COMMENTS: We find him hungover in a brothel on Christmas morning. Gawain, Arthur’s nephew, is dissolute, only seated at the Round Table thanks to nepotism. He tells his uncle that he has no stories to tell, but when the half-tree, half-man Green Knight strides into Camelot (summoned, it seems, by witchcraft), he himself will become the tale. Since none of Arthur’s other knights will accept the oaken interloper’s proposed “game” to trade blows—delivered a year apart—with his axe, Gawain, suddenly ambitious to make a name for himself, steps forward and unwisely cleaves the Knight’s head from his trunk. This fails to deter the tree-man, who merely picks up the severed appendage and reminds Gawain of his date one year hence.
Thus begins Gawain’s quest to become a man. The knight’s code of honor Gawain aspires to demands that he keep his word and, although his resolve trembles a bit, he never seriously doubts that he will face his fate. Lowery fills out the sketchy 14th-century poem with some new incidents (which feel authentically Arthurian, like a version of the story of St. Winifred), but his main twist on the ancient legend is to make Gawain human, relatable, a man with feet of clay who nonetheless perseveres in his duty—or one who is pulled forward inexorably by his fate. As with most of The Green Knight, it’s unclear whether Gawain’s willingness to sacrifice himself is noble, or merely predestined. Contradictions abound: the pagan and the Christian exist side by side, an ancient story is told through a modern lens, and green, as Alicia Vikander reminds us in a long poetic speech, is simultaneously the color of life and of death.
There are strange things in the world which defy all logic, and Gawain experiences many of them on his journey.
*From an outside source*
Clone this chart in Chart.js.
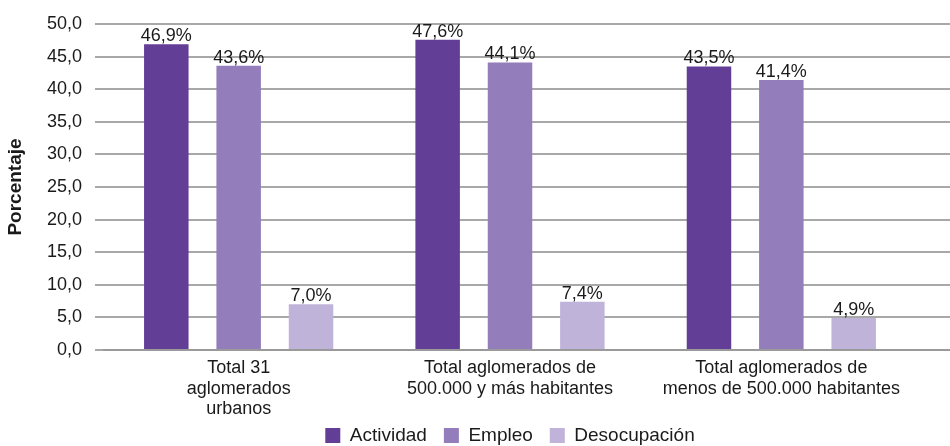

Heads persist separately from their bodies, women pass out magical totems and sashes, corpses hang at crossroads, giants plod along in an inexplicable parade, and a fox joins his quest (and dispenses advice). In every hut and castle along the way, Gawain encounters strange residents who may actually be ghosts, fairies, or magicians. Dreaminess overtakes our hero as he advances towards the Green Chapel, but in the end, only the clear inevitability of the axe-blow awaits. The formalist minimalism of Lowery’s A Ghost Story yields to a fiery maximalism of fantasy, but the dire existential edge remains.